On Hermite-Hadamard Type Integral Inequalities for preinvex and log-preinvex functions

It is well known that convexity has been playing a key role in mathematical programming, engineering, and optimization theory. The generalization of convexity is one of the most important aspects in mathematical programming and optimization theory. There have been many attempts to weaken the convexity assumptions in the literature, (see, [1], [2], [8]-[11], [16]-[21]). A significant generalization of convex functions is that of invex functions introduced by Hanson in [12]. Ben-Israel and Mond [14] introduced the concept of preinvex functions, which is a special case of invexity. Pini [15] introduced the concept of prequasiinvex functions as a generalization of invex functions. Noor [5]-[7] has established some Hermite-Hadamard type inequalities for preinvex and log-preinvex functions.
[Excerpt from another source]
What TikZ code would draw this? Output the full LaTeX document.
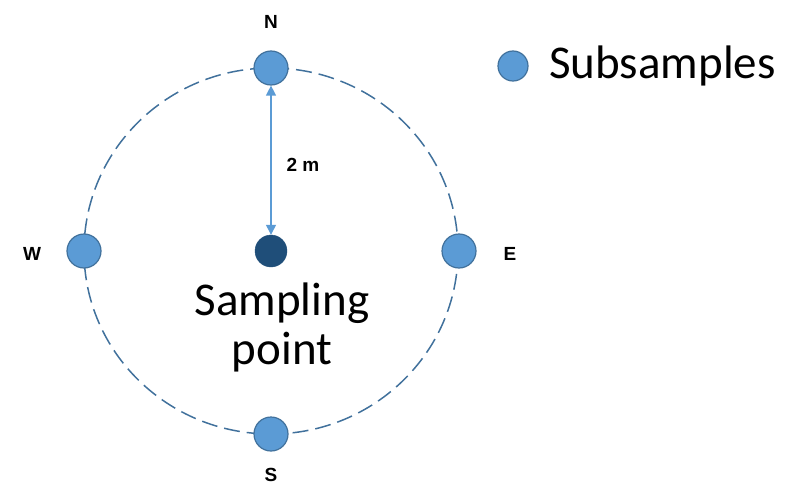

In recent papers Barani, Ghazanfari, and Dragomir in [3] presented some estimates of the right hand side of a Hermite- Hadamard type inequality in which some preinvex functions are involved. His class of nonconvex functions include the classical convex functions and its various classes as special cases. For some recent results related to this nonconvex functions, see the papers ([4]-[7], [12]-[15]). In this paper, we extend some estimates of the left hand side of a Hermite- Hadamard type inequality for nonconvex functions whose derivatives absolute values are preinvex and log-preinvex.